Geological evidence at Köfels points toward immense pressures and explosive vaporization, yet the absence of a traditional impact crater has led many modern researchers to dismiss an extraterrestrial cause. However, utilizing modern computational models to simulate ancient trajectories, scholars correlated the tablet’s recorded celestial positions with the night sky of June 29, 3123 BC (Julian calendar).
The tablet’s inscription reportedly details the trajectory of an object over one kilometer in diameter while it was still in space, aligning with an Aten-class asteroid whose orbit brings it close to Earth. The trajectory calculated from the Sumerian data shows a very low entry angle of six degrees relative to the landscape.

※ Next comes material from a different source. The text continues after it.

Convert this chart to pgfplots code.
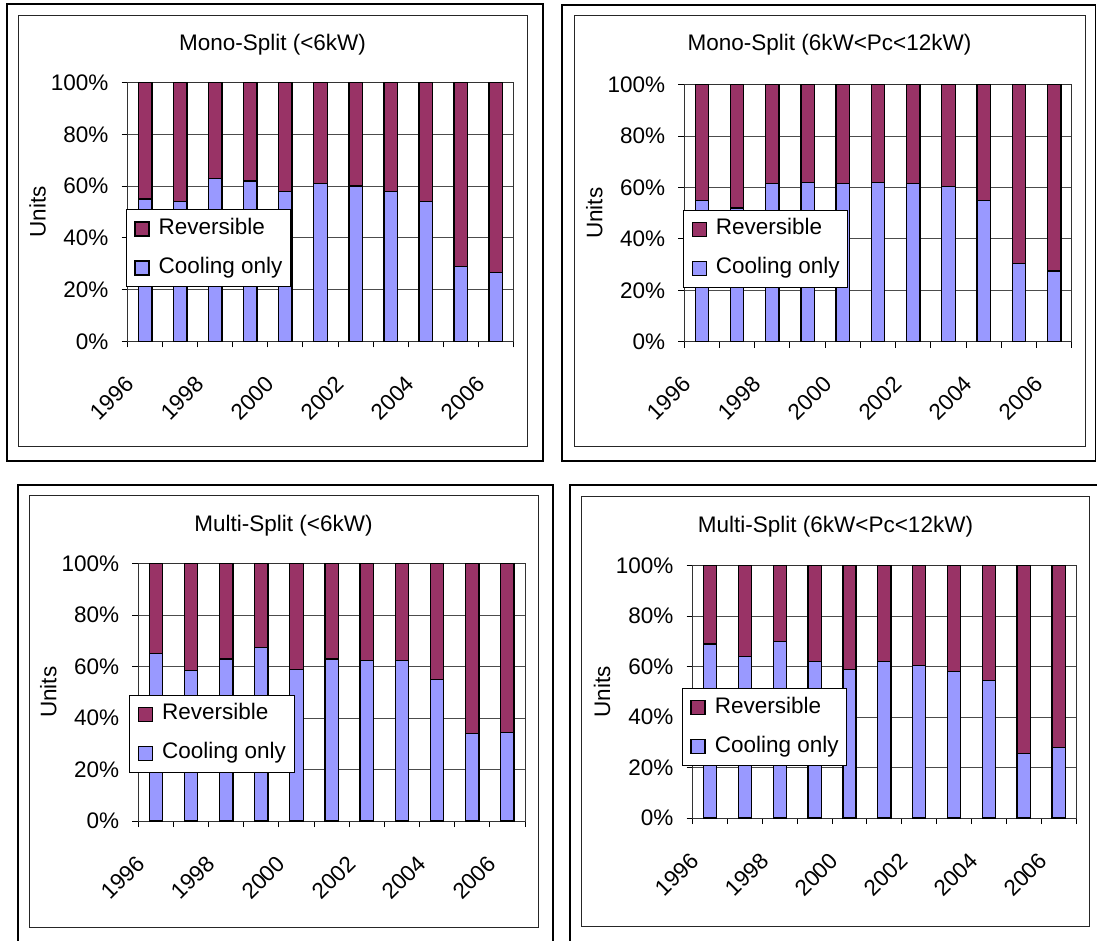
\documentclass[border=0pt]{standalone}
\usepackage{fontspec}
\setmainfont{Liberation Sans}
\usepackage{pgfplots}
\usepackage{pgfplotstable}
\pgfplotsset{compat=1.18}
\definecolor{cool}{HTML}{9999FF}
\definecolor{rev}{HTML}{993366}
\newcommand{\fs}{\fontsize{22.5}{27}\selectfont}

\pgfplotstableread{
x cool rev
0 55 45
1 54 46
2 63 37
3 62 38
4 58 42
5 61 39
6 60 40
7 58 42
8 54 46
9 29 71
10 26.5 73.5
}\monoA
\pgfplotstableread{
x cool rev
0 55 45
1 52 48
2 61.5 38.5
3 62 38
4 61.5 38.5
5 62 38
6 61.5 38.5
7 60.5 39.5
8 55 45
9 30.5 69.5
10 27.5 72.5
}\monoB
\pgfplotstableread{
x cool rev
0 65 35
1 58.5 41.5
2 63 37
3 67.5 32.5
4 59 41
5 63 37
6 62.5 37.5
7 62.5 37.5
8 55 45
9 34 66
10 34.5 65.5
}\multiA
\pgfplotstableread{
x cool rev
0 69 31
1 64 36
2 70 30
3 62 38
4 59 41
5 62 38
6 60.5 39.5
7 58 42
8 54.5 45.5
9 25.5 74.5
10 28 72
}\multiB

\pgfplotsset{
 panel/.style={
   scale only axis,
   xmin=-0.5, xmax=10.5, ymin=0, ymax=100,
   enlargelimits=false,
   ybar stacked, bar width=0.38,
   axis line style={black!80, line width=1pt},
   tick align=outside,
   xtick pos=bottom, ytick pos=left,
   xtick={-0.5,0.5,...,10.5}, xticklabels={},
   major tick length=6pt,
   tick style={black, line width=1pt},
   extra x ticks={0,2,4,6,8,10},
   extra x tick labels={1996,1998,2000,2002,2004,2006},
   extra x tick style={major tick length=0pt, xticklabel style={rotate=45, anchor=north east, inner sep=0pt, xshift=-38.2pt, yshift=-8.5pt}},
   ytick={0,20,...,100},
   yticklabels={0\%,20\%,40\%,60\%,80\%,100\%},
   yticklabel style={anchor=east, inner sep=0pt, xshift=-13pt},
   ymajorgrids, grid style={black!70, line width=1pt},
   tick label style={font=\fs},
   ylabel=Units, ylabel style={font=\fs, anchor=center},
   legend style={draw=black, fill=white, line width=1pt, anchor=north west,
     inner xsep=8pt, inner ysep=8.5pt, row sep=18pt, column sep=9pt, font=\fs,
     nodes={inner sep=0pt, text height=16pt, text depth=5pt}, cells={anchor=west}},
   legend image code/.code={\draw[#1, draw=black, line width=1.3pt] (0pt,-7pt) rectangle (14pt,7pt);},
   reverse legend,
 },
 cbar/.style={fill=cool, draw=black, line width=1.3pt},
 rbar/.style={fill=rev, draw=black, line width=1.3pt},
}

\begin{document}
\begin{tikzpicture}[x=1pt,y=1pt]
\useasboundingbox (0,0) rectangle (1097,-940);
% frames
\draw[line width=1.7pt] (7,-4.3) rectangle (543,-461);
\draw[line width=1pt, black!85] (18.2,-15) rectangle (527,-446.7);
\draw[line width=1.7pt] (562.3,-4.7) rectangle (1095.5,-461);
\draw[line width=1pt, black!85] (574,-15) rectangle (1085,-446.7);
\draw[line width=1.9pt] (17.7,-484.7) rectangle (552.7,-945);
\draw[line width=1pt, black!85] (29,-495.7) rectangle (538,-927.7);
\draw[line width=1.9pt] (570,-485) rectangle (1100,-945);
\draw[line width=1pt, black!85] (581.7,-496) rectangle (1089.3,-926.7);
% titles
\node[font=\fs, anchor=base] at (272.5,-50) {Mono-Split (<6kW)};
\node[font=\fs, anchor=base] at (829.5,-50) {Mono-Split (6kW<Pc<12kW)};
\node[font=\fs, anchor=base] at (283.5,-531.7) {Multi-Split (<6kW)};
\node[font=\fs, anchor=base] at (835.5,-532.3) {Multi-Split (6kW<Pc<12kW)};

\begin{axis}[panel, at={(127.7pt,-341.3pt)}, anchor=south west, width=385.6pt, height=258.6pt,
  legend style={at={(axis description cs:-0.005,0.510)}},
  ylabel style={at={(axis description cs:-0.2334,0.5)}}]
\addplot[cbar] table[x=x,y=cool]{\monoA};
\addplot[rbar] table[x=x,y=rev]{\monoA};
\legend{Cooling only,Reversible}
\end{axis}

\begin{axis}[panel, at={(684.3pt,-341.7pt)}, anchor=south west, width=387.5pt, height=257pt,
  legend style={at={(axis description cs:-0.003,0.5125)}},
  ylabel style={at={(axis description cs:-0.2323,0.5)}}]
\addplot[cbar] table[x=x,y=cool]{\monoB};
\addplot[rbar] table[x=x,y=rev]{\monoB};
\legend{Cooling only,Reversible}
\end{axis}

\begin{axis}[panel, at={(138.3pt,-821pt)}, anchor=south west, width=386.7pt, height=257.3pt,
  legend style={at={(axis description cs:-0.023,0.490)}},
  ylabel style={at={(axis description cs:-0.2327,0.5)}}]
\addplot[cbar] table[x=x,y=cool]{\multiA};
\addplot[rbar] table[x=x,y=rev]{\multiA};
\legend{Cooling only,Reversible}
\end{axis}

\begin{axis}[panel, at={(692.7pt,-818pt)}, anchor=south west, width=383.3pt, height=252.3pt,
  legend style={at={(axis description cs:-0.028,0.514)}},
  ylabel style={at={(axis description cs:-0.2366,0.5)}}]
\addplot[cbar] table[x=x,y=cool]{\multiB};
\addplot[rbar] table[x=x,y=rev]{\multiB};
\legend{Cooling only,Reversible}
\end{axis}
\end{tikzpicture}
\end{document}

This low-angle approach is crucial, as it suggests the object clipped the Gamskogel mountain eleven kilometers from Köfels, causing it to fragment and explode before reaching the final impact zone. This pre-impact airburst would have pulverized the rock at Köfels, generating the observed landslide without creating a classic impact crater, according to the researchers’ analysis.
Mark Hempsell noted that the resulting atmospheric plume from the explosion would have been bent over the Mediterranean, re-entering the atmosphere above the Levant and potentially causing widespread thermal ignition events. This suggests the immediate blast zone in the Alps may not have accounted for the majority of casualties associated with the event.
This reinterpretation of the Planisphere tablet underscores the sophisticated observational astronomy achieved by Sumerian scholars millennia ago. The ability to accurately record and map the path of a near-Earth object impacting a specific terrestrial location provides compelling evidence of their advanced mathematical and astronomical practices.
Future research will likely focus on corroborating the atmospheric effects described by Hempsell with paleoclimatic data from the Eastern Mediterranean region. The ongoing study of this single artifact offers profound insights into early human understanding of cosmic hazards and their impact on early civilization.